Monday, June 7, 2010

Movie Review: Splice

I'm not reviewing every single movie out there in the world, so here's someone else's opinion for a moment. Justin got to see the creepy Splice this weekend, and here's what he had to say!

It’s Alive!

Splice is Shelley via Cronenberg
Justin Senkbile

Despite its jumping, shrieking trailer, director Vincenzo Natali’s Splice has a lot in common with James Whale’s 1931 Frankenstein and David Cronenberg’s The Fly; these are movies that are not so much terrifying as they are strangely unsettling…and as far as unsettling movies go, Splice certainly earns its place on that list.

After creating Ginger and Fred, two grotesque lab-made creatures that prove the viability of new gene-splicing techniques, scientists Clive (Adrien Brody) and Elsa (Sarah Polley) probably should've just gone on vacation. Instead, with hopes of making an even larger mark on scientific history, Elsa coerces Clive into joining her on the next step: adding human genes to their DNA cocktails.

What results is a clicking, hissing creature, distortedly human in appearance but mysterious in every other sense. Clive, sensing the possible consequences, wants to kill it. Elsa, on the other hand, finds a long-buried maternal instinct beginning to blossom.

This is where Splice takes its defining turn, devoting its attention to the dynamic within this synthetic family unit. At first, Elsa dotes on her faux daughter, whom she’s named Dren, dressing her up and showering her with gifts. But as the “specimen” matures (it ages several days in a matter of minutes and is, as a young adult, played by Delphine Chanéac), Elsa becomes cold and harsh, like an exhausted mother losing patience with her temperamental teenager.

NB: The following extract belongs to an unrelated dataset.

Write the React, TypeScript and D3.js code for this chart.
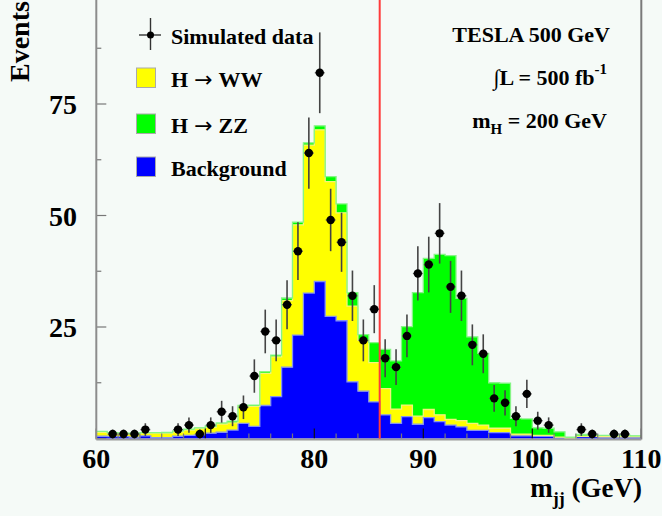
import React from 'react';
import * as d3 from 'd3';

// Bin lower edges (1 GeV bins from 60 to 110)
const binLow = d3.range(60, 110, 1);

// Stacked contributions per bin (events)
const background = [
  0.5, 0.4, 0.4, 0.3, 0.6, 0.2, 0.2, 0.5, 0.7, 0.8,
  1.2, 1.4, 1.9, 3.4, 2.7, 7.4, 9.4, 16.0, 23.2, 32.6,
  35.2, 27.4, 26.4, 12.7, 10.6, 8.2, 5.3, 3.4, 4.9, 3.2,
  4.7, 3.8, 3.0, 2.6, 1.8, 1.8, 1.3, 1.3, 0.6, 0.6,
  0.5, 0.5, 0.2, 0.05, 0.4, 0.4, 0.3, 0.3, 0.3, 0.3,
];
const hWW = [
  0.9, 0.7, 0.6, 0.7, 0.6, 1.0, 1.0, 1.0, 1.2, 1.4,
  1.3, 1.85, 1.6, 3.7, 4.5, 7.2, 8.9, 14.9, 24.7, 33.2,
  34.0, 30.2, 24.2, 17.0, 11.4, 8.8, 5.9, 3.2, 2.6, 1.8,
  1.8, 1.5, 1.3, 1.4, 1.6, 1.2, 1.0, 1.0, 0.4, 0.4,
  0.2, 0.2, 0.1, 0.05, 0.1, 0.1, 0.1, 0.1, 0.1, 0.1,
];
const hZZ = [
  0.2, 0.2, 0.2, 0.2, 0.1, 0.1, 0.15, 0.2, 0.2, 0.2,
  0.3, 0.25, 0.4, 0.3, 0.3, 0.4, 0.4, 0.6, 0.6, 0.5,
  0.9, 1.1, 2.0, 3.0, 1.3, 4.5, 8.8, 10.8, 17.6, 27.7,
  33.9, 36.0, 36.7, 27.4, 19.4, 16.1, 10.2, 10.1, 3.5, 3.4,
  1.7, 1.6, 1.2, 0.2, 0.4, 0.3, 0.3, 0.3, 0.3, 0.2,
];
// Simulated data counts per bin
const dataCounts = [
  0, 1, 1, 1, 2, 0, 0, 2, 3, 1,
  3, 6, 5, 7, 14, 24, 22, 30, 42, 64,
  82, 49, 44, 32, 22, 29, 18, 16, 23, 37,
  39, 46, 34, 32, 21, 19, 9, 8, 5, 10,
  4, 3, 0, 0, 2, 1, 0, 1, 1, 0,
];

const xTickLabels = [60, 70, 80, 90, 100, 110];
const yTickLabels = [25, 50, 75];
const cutValue = 86;
const legendItems: [string, string][] = [['H', 'WW'], ['H', 'ZZ'], ['Background', '']];
const legendColors = ['#ffff00', '#00ff00', '#0000ff'];

const W = 662;
const H = 516;
const FONT = '"Liberation Serif", "Times New Roman", serif';

const x = d3.scaleLinear().domain([60, 110]).range([96.3, 641.3]);
const y = d3.scaleLinear().domain([0, 100]).range([438.5, -7.5]);

type Pt = { x: number; y0: number; y1: number };

export default function App() {
  const rows = binLow.map((b, i) => ({ b, bg: background[i], ww: hWW[i], zz: hZZ[i] }));
  const stacked = d3.stack<any>().keys(['bg', 'ww', 'zz'])(rows);
  const stepPts = (layer: any[]): Pt[] =>
    layer.flatMap((d, i) => [
      { x: binLow[i], y0: d[0], y1: d[1] },
      { x: binLow[i] + 1, y0: d[0], y1: d[1] },
    ]);
  const area = d3.area<Pt>().x((p) => x(p.x)).y0((p) => y(p.y0)).y1((p) => y(p.y1));
  const topLine = d3.line<Pt>().x((p) => x(p.x)).y((p) => y(p.y1));
  const fills = ['#0000ff', '#ffff00', '#00ff00'];
  const strokes = ['#8593ee', '#f4f47a', '#86f586'];

  const minorX = d3.range(60, 111, 2);
  const minorY = d3.range(0, 100.1, 12.5);
  const y0 = y(0);
  const yTop = -10;

  return (
    <div style={{ position: 'absolute', left: 0, top: 0 }}>
      <svg width={W} height={H} style={{ display: 'block' }} fontFamily={FONT} fontWeight="bold">
        <rect x={0} y={0} width={W} height={H} fill="#f5faf7" />

        {/* stacked step histograms */}
        {stacked.map((layer, k) => (
          <path key={'a' + k} d={area(stepPts(layer as any)) || ''} fill={fills[k]} stroke="none" />
        ))}
        {stacked.map((layer, k) => (
          <path key={'l' + k} d={topLine(stepPts(layer as any)) || ''} fill="none" stroke={strokes[k]} strokeWidth={1.3} />
        ))}

        {/* x ticks */}
        {minorX.map((v) => {
          const major = v % 10 === 0;
          return (
            <line key={'xt' + v} x1={x(v)} x2={x(v)} y1={y0} y2={y0 - (major ? 10 : 5)}
              stroke={major ? '#111' : '#777'} strokeWidth={1.2} />
          );
        })}
        {/* y ticks */}
        {minorY.map((v) => {
          const major = v % 25 === 0;
          return (
            <line key={'yt' + v} x1={x(60)} x2={x(60) + (major ? 10 : 5)} y1={y(v)} y2={y(v)}
              stroke="#777" strokeWidth={1.2} />
          );
        })}

        {/* frame */}
        <line x1={x(60)} x2={x(60)} y1={yTop} y2={y0 + 1} stroke="#8c8c8c" strokeWidth={2} />
        <line x1={x(110)} x2={x(110)} y1={yTop} y2={y0 + 1} stroke="#7a7a7a" strokeWidth={2} />
        <line x1={x(60)} x2={x(110)} y1={y0 + 1} y2={y0 + 1} stroke="#9a9a9a" strokeWidth={2} />

        {/* cut line */}
        <line x1={x(cutValue)} x2={x(cutValue)} y1={yTop} y2={y0} stroke="#ff3b3b" strokeWidth={2} />

        {/* data points */}
        {dataCounts.map((n, i) => {
          if (n <= 0) return null;
          const cx = x(binLow[i] + 0.5);
          const e = Math.sqrt(n);
          return (
            <g key={'d' + i}>
              <line x1={cx} x2={cx} y1={y(n - e)} y2={y(n + e)} stroke="#444" strokeWidth={1.6} />
              <line x1={x(binLow[i]) + 0.5} x2={x(binLow[i] + 1) - 0.5} y1={y(n)} y2={y(n)} stroke="#666" strokeWidth={1.4} />
              <circle cx={cx} cy={y(n)} r={4.2} fill="#000" />
            </g>
          );
        })}

        {/* axis labels */}
        {xTickLabels.map((v) => (
          <text key={'xl' + v} x={x(v)} y={468} textAnchor="middle" fontSize={28} fill="#000">{v}</text>
        ))}
        {yTickLabels.map((v) => (
          <text key={'yl' + v} x={77} y={y(v) + 10} textAnchor="end" fontSize={28} fill="#000">{v}</text>
        ))}
        <text x={642} y={497} textAnchor="end" fontSize={27} fill="#000">
          m<tspan fontSize={18} dy={8}>jj</tspan><tspan dy={-8}> (GeV)</tspan>
        </text>
        <text transform="translate(29,82) rotate(-90)" fontSize={28} fill="#000">Events</text>

        {/* legend */}
        <line x1={139} x2={161} y1={35} y2={35} stroke="#333" strokeWidth={1.4} />
        <line x1={150.5} x2={150.5} y1={18} y2={50} stroke="#333" strokeWidth={1.4} />
        <circle cx={150.5} cy={35} r={3.5} fill="#000" />
        <text x={171} y={44} fontSize={22} fill="#000">Simulated data</text>
        {legendItems.map(([a, b], i) => {
          const by = [68, 114, 157][i];
          return (
            <g key={'lg' + i}>
              <rect x={136.5} y={by} width={19} height={19.5} fill={legendColors[i]} stroke="#aaa" strokeWidth={1} />
              <text x={171} y={by + 19} fontSize={22} fill="#000">
                {a}
                {b && (
                  <tspan fontFamily='"DejaVu Sans", sans-serif' fontWeight="normal" fontSize={22} dx={6}>{'\u2192'}</tspan>
                )}
                {b && <tspan dx={6}>{b}</tspan>}
              </text>
            </g>
          );
        })}

        {/* annotations */}
        <text x={610} y={42} textAnchor="end" fontSize={22} fill="#000">TESLA 500 GeV</text>
        <text x={607} y={85} textAnchor="end" fontSize={22} fill="#000">
          {'\u222BL = 500 fb'}<tspan fontSize={15} dy={-11}>-1</tspan>
        </text>
        <text x={607} y={128} textAnchor="end" fontSize={22} fill="#000">
          m<tspan fontSize={15} dy={6}>H</tspan><tspan dy={-6}> = 200 GeV</tspan>
        </text>
      </svg>
    </div>
  );
}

Polley clearly dominates the film, her manipulative matriarch Elsa being the driving force behind the experiment itself and the story's eventual fall into violence. Her counterpoint, Clive, is played aptly by the perpetually languid Brody. Submissive but not exactly timid, Clive's inability to stand up to Elsa earns him an equal share of the guilt.

Though Chanéac's is the most exciting role, it's also a pretty thankless one. Because she's heavily made-up, partially computer generated and spends most of the film twitching and squirming, it's easy to miss fact that there's also a bit of acting going on here. Despite of the burden of all the physical alterations, Dren ends up as frightening and heartbreaking as Boris Karloff's lumbering monster from 1931, and all of Splice's most moving moments belong to her.

Things do get pretty bizarre near the end (Macgruber has officially lost the "Most Uncomfortable Sex Scene of 2010" award), but Splice is really more of a close-quarters character study than a hunter-versus-hunted scare-fest. After all, Natali is toying with some weighty moral issues here. Technological and scientific responsibility is the most obvious, but the most striking is the focus on the sticky business of parenting, which, as you might imagine, only gets hairier when you're not sure just how human the kid is.

With all of the hyper-weirdness in the third act, it's debatable as to how successful Splice is in raising and articulating its questions. What's undeniable, though, is that it's magnificently creepy, a smart, surprising piece of early summer entertainment that manages to really leave a mark.